EXERCISE GOAL:
Begin with the first line and repeat exactly through the line containing "return (H - B - y) / ph"; leave every image out.

**** DATA EXTRACT

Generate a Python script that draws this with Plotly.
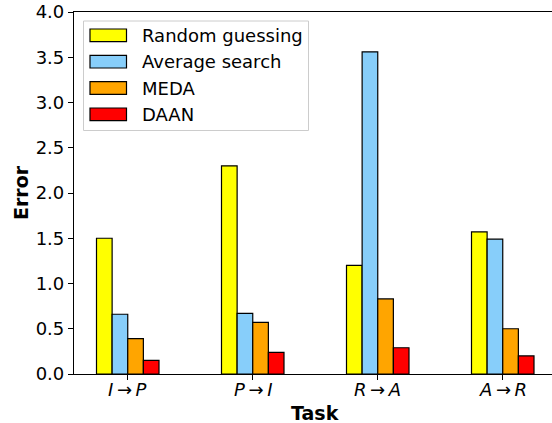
import plotly.graph_objects as go

# ---- data ----
tasks = ["<i>I</i>\u2009→\u2009<i>P</i>", "<i>P</i>\u2009→\u2009<i>I</i>",
         "<i>R</i>\u2009→\u2009<i>A</i>", "<i>A</i>\u2009→\u2009<i>R</i>"]
series_names = ["Random guessing", "Average search", "MEDA", "DAAN"]
random_guessing = [1.50, 2.30, 1.20, 1.57]
average_search = [0.66, 0.67, 3.56, 1.49]
meda = [0.39, 0.57, 0.83, 0.50]
daan = [0.15, 0.24, 0.29, 0.20]
y_ticks = [0.0, 0.5, 1.0, 1.5, 2.0, 2.5, 3.0, 3.5, 4.0]

colors = ["#FFFF00", "#87CEFA", "#FFA500", "#FF0000"]
values = [random_guessing, average_search, meda, daan]

W, H = 552, 423
L, R, T, B = 74, 0, 12, 49
FONT = "DejaVu Sans"

fig = go.Figure()
for name, vals, c in zip(series_names, values, colors):
    fig.add_trace(go.Bar(
        x=list(range(len(tasks))), y=vals, name=name,
        marker=dict(color=c, line=dict(color="black", width=1.2)),
        showlegend=False, hoverinfo="skip",
    ))

# pixel -> paper helpers for the hand-drawn legend / titles
pw = W - L - R
ph = H - T - B
def px(x):
    return (x - L) / pw
def py(y):
    return (H - B - y) / ph

shapes = []
annotations = []
# legend frame
shapes.append(dict(type="rect", xref="paper", yref="paper",
                   x0=px(83.5), x1=px(308.5), y0=py(130.5), y1=py(21),
                   line=dict(color="#cccccc", width=1), fillcolor="rgba(255,255,255,0.8)",
                   layer="above"))
row_y = [35.3, 61.7, 88.0, 114.3]
for name, c, ry in zip(series_names, colors, row_y):
    shapes.append(dict(type="rect", xref="paper", yref="paper",
                       x0=px(90), x1=px(126.5), y0=py(ry + 6.3), y1=py(ry - 6.3),
                       line=dict(color="black", width=1.2), fillcolor=c, layer="above"))
    annotations.append(dict(text=name, xref="paper", yref="paper",
                            x=px(140), y=py(ry), xanchor="left", yanchor="middle",
                            showarrow=False, font=dict(family=FONT, size=18, color="black")))

# x tick labels placed on the category scale
for i, t in enumerate(tasks):
    annotations.append(dict(text=t, xref="x", yref="paper",
                            x=i, y=py(389.5), xanchor="center", yanchor="middle",
                            showarrow=False, font=dict(family=FONT, size=18, color="black")))

# axis titles
annotations.append(dict(text="<b>Task</b>", xref="paper", yref="paper",
                        x=px(315), y=py(412.5), xanchor="center", yanchor="middle",
                        showarrow=False, font=dict(family=FONT, size=19, color="black")))
annotations.append(dict(text="<b>Error</b>", xref="paper", yref="paper",
                        x=px(21), y=py(193), xanchor="center", yanchor="middle",
                        textangle=-90,
                        showarrow=False, font=dict(family=FONT, size=19, color="black")))

fig.update_layout(
    width=W, height=H,
    margin=dict(l=L, r=R, t=T, b=B, autoexpand=False),
    paper_bgcolor="white", plot_bgcolor="white",
    barmode="group", bargap=0.5, bargroupgap=0,
    font=dict(family=FONT, size=18, color="black"),
    shapes=shapes, annotations=annotations,
    xaxis=dict(
        tickmode="array", tickvals=list(range(len(tasks))), showticklabels=False,
        range=[-0.43, 3.394], automargin=False,
        showline=True, linecolor="black", linewidth=1.2, mirror=True,
        ticks="outside", ticklen=5, tickwidth=1, tickcolor="black",
        showgrid=False, zeroline=False,
    ),
    yaxis=dict(
        range=[0, 4.0], tickmode="array", tickvals=y_ticks, automargin=False,
        ticktext=[f"{v:.1f}" for v in y_ticks],
        showline=True, linecolor="black", linewidth=1.2, mirror=False,
        ticks="outside", ticklen=5, tickwidth=1, tickcolor="black",
        showgrid=False, zeroline=False,
        tickfont=dict(family=FONT, size=18),
    ),
)

fig.write_html("out.html", config={"displayModeBar": False},
               post_script="document.body.style.margin='0';")
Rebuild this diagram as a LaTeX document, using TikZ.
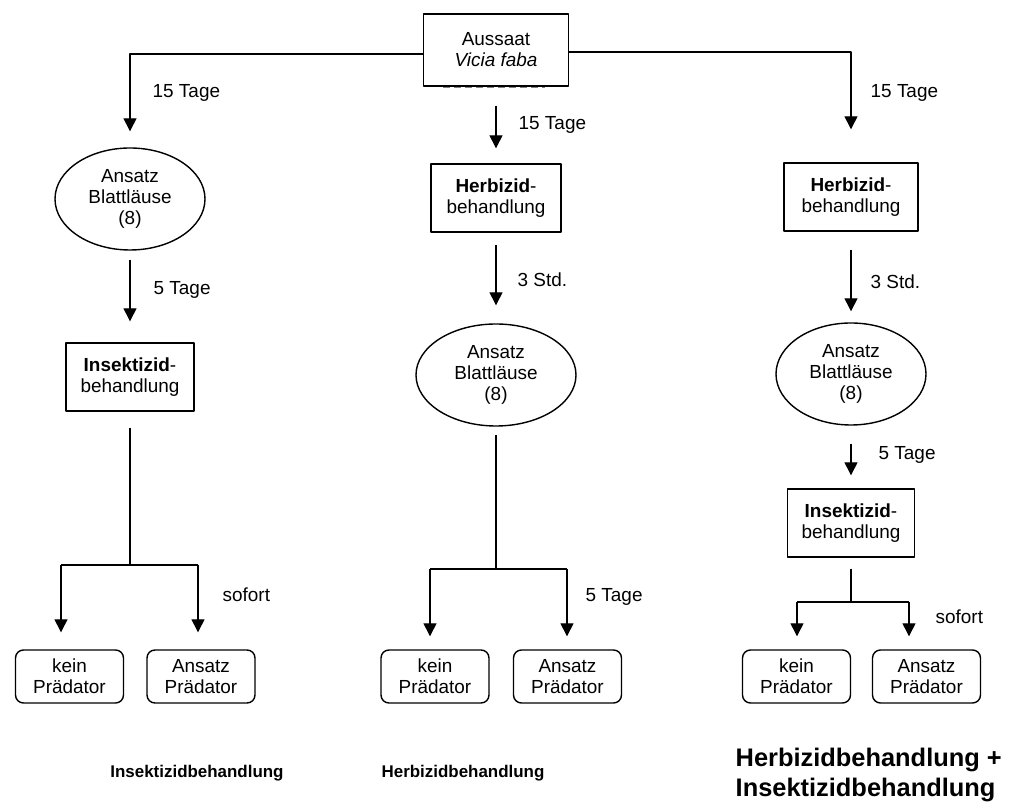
\documentclass[tikz,border=0pt]{standalone}
\usepackage{fontspec}
\setmainfont{Liberation Sans}
\usetikzlibrary{arrows.meta}
\usetikzlibrary{shapes}

\begin{document}
\begin{tikzpicture}[>={Triangle[length=13bp,width=13bp]},line join=bevel,line width=1.4bp,
  every node/.style={font=\fontsize{19}{21}\selectfont,align=center,inner sep=0pt},
  kasten/.style={draw,rectangle,minimum width=130bp,minimum height=68bp},
  oval/.style={draw,ellipse,minimum width=150bp,minimum height=102bp},
  rund/.style={draw,rectangle,rounded corners=8bp,minimum width=108bp,minimum height=53bp},
  marke/.style={anchor=west},
  titel/.style={font=\fontsize{17}{20}\selectfont\bfseries},
  titelgross/.style={font=\fontsize{25.5}{30}\selectfont\bfseries,align=left,anchor=west},
]
\useasboundingbox (0bp,0bp) rectangle (1010bp,805bp);
%%
\node (node_saat) at (496bp,755bp) [kasten,minimum width=145bp,minimum height=72bp] {Aussaat\\\textit{Vicia faba}};
  \node (node_lausL) at (130bp,606bp) [oval] {Ansatz\\Blattläuse\\(8)};
  \node (node_insL) at (130bp,428bp) [kasten,minimum width=128bp] {\textbf{Insektizid}-\\behandlung};
  \node (node_keinL) at (69.5bp,128.5bp) [rund] {kein\\Prädator};
  \node (node_praeL) at (201bp,128.5bp) [rund] {Ansatz\\Prädator};
  \node (node_herbM) at (496bp,607bp) [kasten] {\textbf{Herbizid}-\\behandlung};
  \node (node_lausM) at (496bp,430bp) [oval,minimum width=160bp] {Ansatz\\Blattläuse\\(8)};
  \node (node_keinM) at (435bp,128.5bp) [rund] {kein\\Prädator};
  \node (node_praeM) at (567.5bp,128.5bp) [rund] {Ansatz\\Prädator};
  \node (node_herbR) at (851bp,608bp) [kasten,minimum width=134bp] {\textbf{Herbizid}-\\behandlung};
  \node (node_lausR) at (851bp,431bp) [oval] {Ansatz\\Blattläuse\\(8)};
  \node (node_insR) at (851bp,282bp) [kasten,minimum width=127bp] {\textbf{Insektizid}-\\behandlung};
  \node (node_keinR) at (796.5bp,128.5bp) [rund] {kein\\Prädator};
  \node (node_praeR) at (926.5bp,128.5bp) [rund] {Ansatz\\Prädator};
%
  \node (lab_tageL1) at (152bp,712bp) [marke] {15 Tage};
  \node (lab_tageL2) at (153bp,515bp) [marke] {5 Tage};
  \node (lab_sofL) at (222bp,210bp) [marke] {sofort};
  \node (lab_tageM1) at (518bp,680bp) [marke] {15 Tage};
  \node (lab_stdM) at (517bp,525bp) [marke] {3 Std.};
  \node (lab_tageM2) at (585bp,208bp) [marke] {5 Tage};
  \node (lab_tageR1) at (870bp,712bp) [marke] {15 Tage};
  \node (lab_stdR) at (870bp,523bp) [marke] {3 Std.};
  \node (lab_tageR2) at (878bp,350bp) [marke] {5 Tage};
  \node (lab_sofR) at (935bp,188bp) [marke] {sofort};
%
  \node (titel_L) at (197bp,32bp) [titel] {Insektizidbehandlung};
  \node (titel_M) at (463bp,32bp) [titel] {Herbizidbehandlung};
  \node (titel_R) at (735bp,30bp) [titelgross] {Herbizidbehandlung +\\Insektizidbehandlung};
%
  \coordinate (br_L) at (130bp,240bp);
  \coordinate (br_L1) at (61bp,240bp);
  \coordinate (br_L2) at (198bp,240bp);
  \coordinate (br_M) at (496bp,236bp);
  \coordinate (br_M1) at (430bp,236bp);
  \coordinate (br_M2) at (567bp,236bp);
  \coordinate (br_R) at (851bp,203bp);
  \coordinate (br_R1) at (797bp,203bp);
  \coordinate (br_R2) at (909bp,203bp);
%
  \draw [gray,line width=1bp,dash pattern=on 7bp off 4bp] (443bp,717bp) -- (545bp,717bp);
%
  \draw [->,shorten >=16bp] ([yshift=-4bp]node_saat.west) -| (node_lausL.north);
  \draw [->,shorten <=9bp,shorten >=21bp] (node_lausL.south) -- (node_insL.north);
  \draw [shorten <=16bp] (node_insL.south) -- (br_L);
  \draw (br_L1) -- (br_L2);
  \draw [->,shorten >=17bp] (br_L1) -- (br_L1 |- node_keinL.north);
  \draw [->,shorten >=17bp] (br_L2) -- (br_L2 |- node_praeL.north);
%
  \draw [->,shorten <=19bp,shorten >=15bp] (node_saat.south) -- (node_herbM.north);
  \draw [->,shorten <=12bp,shorten >=18bp] (node_herbM.south) -- (node_lausM.north);
  \draw [shorten <=8bp] (node_lausM.south) -- (br_M);
  \draw (br_M1) -- (br_M2);
  \draw [->,shorten >=13bp] (br_M1) -- (br_M1 |- node_keinM.north);
  \draw [->,shorten >=13bp] (br_M2) -- (br_M2 |- node_praeM.north);
%
  \draw [->,shorten >=33bp] ([yshift=-2bp]node_saat.east) -| (node_herbR.north);
  \draw [->,shorten <=18bp,shorten >=11bp] (node_herbR.south) -- (node_lausR.north);
  \draw [->,shorten <=18bp,shorten >=13bp] (node_lausR.south) -- (node_insR.north);
  \draw [shorten <=11bp] (node_insR.south) -- (br_R);
  \draw (br_R1) -- (br_R2);
  \draw [->,shorten >=13bp] (br_R1) -- (br_R1 |- node_keinR.north);
  \draw [->,shorten >=13bp] (br_R2) -- (br_R2 |- node_praeR.north);
%
\end{tikzpicture}
\end{document}
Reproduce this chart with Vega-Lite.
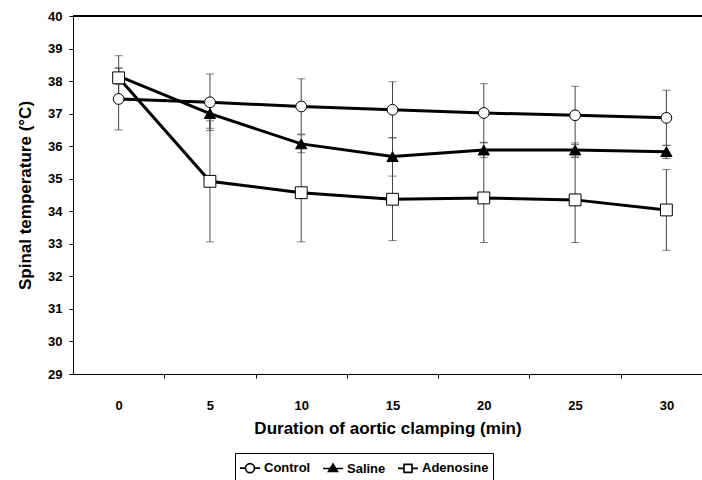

********

EXERCISE RESPONSE:
Generate a Python script that draws this with Plotly.
import plotly.graph_objects as go

# ---- data ----
tasks = ["<i>I</i>\u2009→\u2009<i>P</i>", "<i>P</i>\u2009→\u2009<i>I</i>",
         "<i>R</i>\u2009→\u2009<i>A</i>", "<i>A</i>\u2009→\u2009<i>R</i>"]
series_names = ["Random guessing", "Average search", "MEDA", "DAAN"]
random_guessing = [1.50, 2.30, 1.20, 1.57]
average_search = [0.66, 0.67, 3.56, 1.49]
meda = [0.39, 0.57, 0.83, 0.50]
daan = [0.15, 0.24, 0.29, 0.20]
y_ticks = [0.0, 0.5, 1.0, 1.5, 2.0, 2.5, 3.0, 3.5, 4.0]

colors = ["#FFFF00", "#87CEFA", "#FFA500", "#FF0000"]
values = [random_guessing, average_search, meda, daan]

W, H = 552, 423
L, R, T, B = 74, 0, 12, 49
FONT = "DejaVu Sans"

fig = go.Figure()
for name, vals, c in zip(series_names, values, colors):
    fig.add_trace(go.Bar(
        x=list(range(len(tasks))), y=vals, name=name,
        marker=dict(color=c, line=dict(color="black", width=1.2)),
        showlegend=False, hoverinfo="skip",
    ))

# pixel -> paper helpers for the hand-drawn legend / titles
pw = W - L - R
ph = H - T - B
def px(x):
    return (x - L) / pw
def py(y):
    return (H - B - y) / ph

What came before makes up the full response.